«Quedé asombrado cuando lo vi. Mi primera reacción fue pedirles a mis colegas que confirmaran mi diagnóstico». Esas fueron las palabras que el obstetra Pierre-Emmanuel Bouet del Centro Hospitalario de la Universidad de Angers, Francia, pronunció al ser consultado por la prensa respecto a qué fue lo que pasó por su cabeza cuando hizo el descubrimiento.
Lo que halló durante una consulta de rutina de una mujer embarazada de 22 semanas fue algo extremadamente inusual. Durante el estudio ecográfico que le realizó, pudo observar cómo dos piernas sobresalían por el costado de su útero. Eran las extremidades del bebé que estaba gestando. Las paredes de su órgano se habían roto. Era el caso número 27 registrado en la historia de la medicina.
Al contrario de lo que podría creerse, el movimiento de las piernas no fue lo que produjo la ruptura de la pared uterina.
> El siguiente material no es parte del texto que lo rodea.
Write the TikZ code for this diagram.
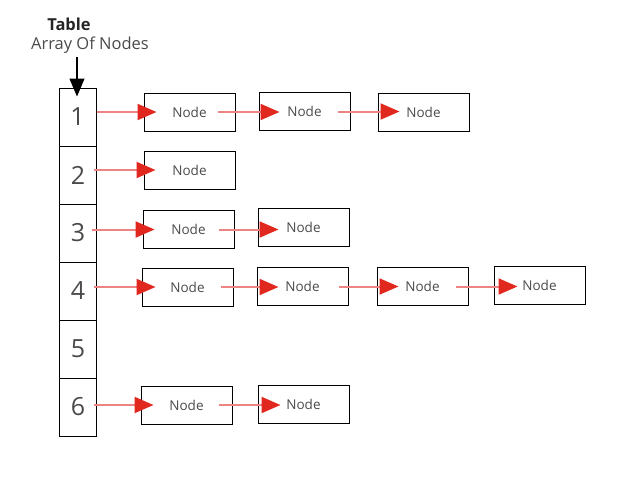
\documentclass[tikz,border=0pt]{standalone}
\usepackage{fontspec}
\setmainfont{Open Sans}
\usetikzlibrary{arrows.meta}
\definecolor{tipred}{HTML}{E0281E}
\definecolor{linered}{HTML}{EB8482}
\definecolor{txtgray}{HTML}{4A4A4A}
\tikzset{
  cellbox/.style={draw=black, line width=1pt, minimum width=37pt, minimum height=58pt, inner sep=0pt, font=\fontsize{25}{25}\selectfont, text=txtgray},
  listnode/.style={draw=black, line width=1pt, minimum width=91pt, minimum height=38pt, inner sep=0pt, font=\fontsize{13.5}{14}\selectfont, text=txtgray},
  redarrow/.style={draw=linered, line width=2pt, -{Triangle[length=19pt,width=16pt,color=tipred]}},
  blackarrow/.style={draw=black, line width=1.2pt, -{Triangle[length=18pt,width=15pt]}}
}
\begin{document}
\begin{tikzpicture}[x=1pt,y=-1pt]
\useasboundingbox (0,0) rectangle (624,499);
% title
\node[font=\fontsize{16.5}{17}\selectfont\bfseries, text=black!85, inner sep=0pt] (title) at (69,24) {Table};
\node[font=\fontsize{16.5}{17}\selectfont, text=txtgray, inner sep=0pt] (sub) at (90,45) {Array Of Nodes};
% cells
\node[cellbox] (c1) at (77.5,117) {1};
\node[cellbox] (c2) at (78,175) {2};
\node[cellbox] (c3) at (78,233) {3};
\node[cellbox] (c4) at (78,291) {4};
\node[cellbox] (c5) at (78,349) {5};
\node[cellbox] (c6) at (78,407) {6};
\coordinate (top) at (77,57);
\draw[blackarrow] (top) -- ([yshift=-9pt]c1.north -| top);
% list nodes
\node[listnode] (n11) at (189.5,112) {Node};
\node[listnode] (n12) at (304.5,111.5) {Node};
\node[listnode] (n13) at (423.5,112) {Node};
\node[listnode] (n21) at (189.5,170) {Node};
\node[listnode] (n31) at (188.5,229.5) {Node};
\node[listnode] (n32) at (303.5,227.5) {Node};
\node[listnode] (n41) at (187.5,287) {Node};
\node[listnode] (n42) at (302.5,286.5) {Node};
\node[listnode] (n43) at (422.5,286.5) {Node};
\node[listnode] (n44) at (539.5,285.5) {Node};
\node[listnode] (n61) at (186.5,405) {Node};
\node[listnode] (n62) at (303.5,404) {Node};
% cell to first node
\draw[redarrow] (c1.east |- n11.west) -- ([xshift=13pt]n11.west);
\draw[redarrow] ([xshift=-3pt]c2.east |- n21.west) -- ([xshift=12pt]n21.west);
\draw[redarrow] ([xshift=-5pt]c3.east |- n31.west) -- ([xshift=12pt]n31.west);
\draw[redarrow] ([xshift=-3pt]c4.east |- n41.west) -- ([xshift=14pt]n41.west);
\draw[redarrow] ([xshift=-3pt]c6.east |- n61.west) -- ([xshift=13pt]n61.west);
% node to node
\draw[redarrow] ([xshift=-18pt]n11.east) -- ([xshift=21pt]n12.west |- n11.east);
\draw[redarrow] ([xshift=-13pt]n12.east) -- ([xshift=22pt]n13.west |- n12.east);
\draw[redarrow] ([xshift=-16pt]n31.east) -- ([xshift=21pt]n32.west |- n31.east);
\draw[redarrow] ([xshift=-13pt]n41.east) -- ([xshift=22pt]n42.west |- n41.east);
\draw[redarrow] ([xshift=-10pt]n42.east) -- ([xshift=22pt]n43.west |- n42.east);
\draw[redarrow] ([xshift=-13pt]n43.east) -- ([xshift=24pt]n44.west |- n43.east);
\draw[redarrow] ([xshift=-14pt]n61.east) -- ([xshift=23pt]n62.west |- n61.east);
\end{tikzpicture}
\end{document}
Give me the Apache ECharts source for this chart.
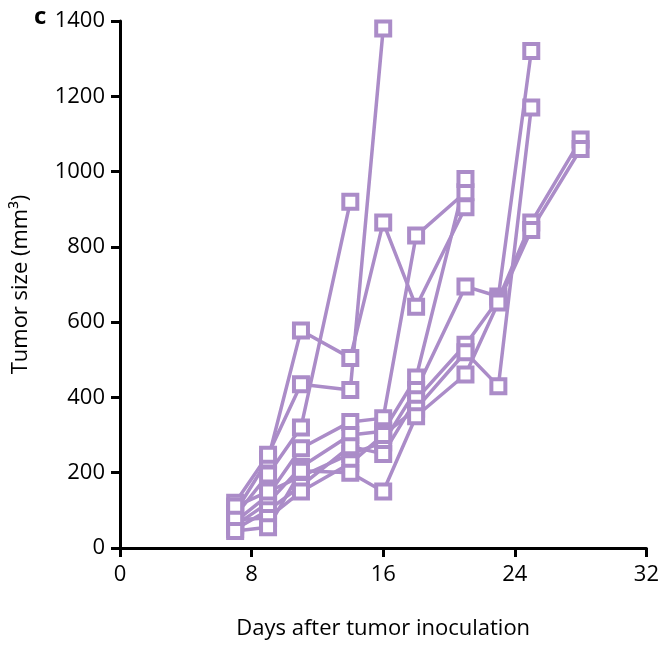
<!DOCTYPE html>
<html>
<head>
<meta charset="utf-8">
<script src="https://cdn.jsdelivr.net/npm/echarts@6/dist/echarts.min.js"></script>
<style>
  html, body { margin: 0; padding: 0; background: #fff; }
  #main { width: 662px; height: 645px; }
</style>
</head>
<body>
<div id="main"></div>
<script>
// measurement days
var days = [7, 9, 11, 14, 16, 18, 21, 23, 25, 28];

// tumour size per mouse (mm3), null = no measurement
var mouseA = [95, 235, 578, 505, 865, 641, 905, null, null, null];
var mouseB = [120, 248, 435, 420, 1380, null, null, null, null, null];
var mouseC = [85, 195, 320, 920, null, null, null, null, null, null];
var mouseD = [70, 140, 265, 335, 345, 830, 945, null, null, null];
var mouseE = [60, 120, 215, 300, 310, 453, 980, null, null, null];
var mouseF = [110, 150, 190, 250, 280, 420, 695, 668, 1320, null];
var mouseG = [50, 100, 165, 270, 250, 395, 540, 660, 865, 1085];
var mouseH = [75, 80, 150, 225, 300, 370, 520, 430, 1170, null];
var mouseI = [45, 55, 205, 200, 150, 350, 461, 652, 845, 1060];

var mice = [mouseA, mouseB, mouseC, mouseD, mouseE, mouseF, mouseG, mouseH, mouseI];

var xTicks = [0, 8, 16, 24, 32];
var yTicks = [0, 200, 400, 600, 800, 1000, 1200, 1400];

var purple = '#ab8cc8';
var font = 'Open Sans';

var chart = echarts.init(document.getElementById('main'));

var series = mice.map(function (vals) {
  var pts = [];
  for (var i = 0; i < days.length; i++) {
    if (vals[i] != null) pts.push([days[i], vals[i]]);
  }
  return {
    type: 'line',
    data: pts,
    symbol: 'rect',
    symbolSize: 14,
    lineStyle: { color: purple, width: 3.5 },
    itemStyle: { color: '#fff', borderColor: purple, borderWidth: 4 },
    silent: true,
    animation: false
  };
});

var option = {
  animation: false,
  grid: { left: 120, right: 11, top: 21, bottom: 96 },
  xAxis: {
    type: 'value',
    min: xTicks[0],
    max: xTicks[xTicks.length - 1],
    interval: 8,
    name: 'Days after tumor inoculation',
    nameLocation: 'middle',
    nameGap: 70,
    nameTextStyle: { fontFamily: font, fontSize: 22, color: '#000' },
    axisLine: { lineStyle: { color: '#000', width: 3 } },
    axisTick: { length: 9, lineStyle: { color: '#000', width: 3 } },
    axisLabel: { fontFamily: font, fontSize: 22, color: '#000', margin: 16 },
    splitLine: { show: false }
  },
  yAxis: {
    type: 'value',
    min: yTicks[0],
    max: yTicks[yTicks.length - 1],
    interval: 200,
    name: 'Tumor size (mm³)',
    nameLocation: 'middle',
    nameGap: 88,
    nameRotate: 90,
    nameTextStyle: { fontFamily: font, fontSize: 22, color: '#000' },
    axisLine: { show: true, lineStyle: { color: '#000', width: 3 } },
    axisTick: { show: true, length: 9, lineStyle: { color: '#000', width: 3 } },
    axisLabel: {
      fontFamily: font, fontSize: 22, color: '#000', margin: 15,
      formatter: function (v) { return String(v); }
    },
    splitLine: { show: false }
  },
  graphic: [{
    type: 'text',
    left: 34,
    top: 5,
    style: { text: 'c', fontFamily: font, fontWeight: 'bold', fontSize: 24, fill: '#000' }
  }],
  series: series
};

chart.setOption(option);
</script>
</body>
</html>
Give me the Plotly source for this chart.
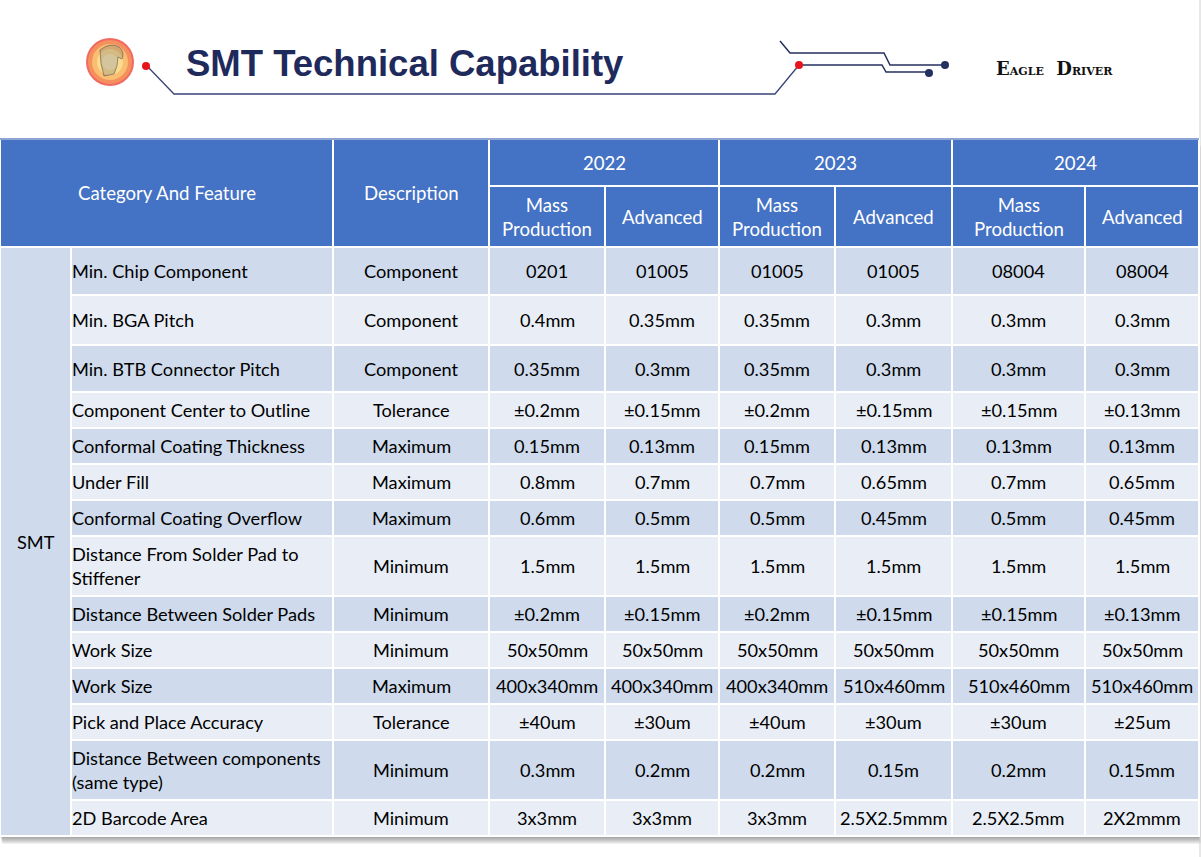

La paciente, además, no presentó ningún síntoma que alertara a los médicos. No sentía dolor, ni ningún cambio interno. Tampoco podía acusársela de no tener experiencia en embarazos: en su vientre crecía su sexto hijo, según reportó The New England Journal of Medicine.
Según Bouet, como consecuencia de sus cinco cesáreas previas, las paredes de su útero habían desarrollado una rigidez mayor de la que suele verse en los embarazos. La pared se rompió cuando fue imposible que continuara expandiéndose. Afortunadamente para la mujer, las piernas del su bebé actuaron como tapones, impidiendo una hemorragia que hubiera resultado letal para ambos.
Sin embargo, el riesgo era mayúsculo y era doble. Por un lado, el feto era aún muy pequeño para que pudiera nacer. Casi con seguridad no podría sobrevivir. Por el otro, el peligro que representaba para la madre también era alto. Bouet sugirió lo primero, pero los padres prefirieron seguir adelante unas semanas más con un monitoreo constante de la evolución. Ocho semanas después, nació su sexto hijo, mediante una cesárea. «El recién nacido vino al mundo saludable. Prematuro, pero saludable». Hoy, el niño está vivo. Y todavía patea.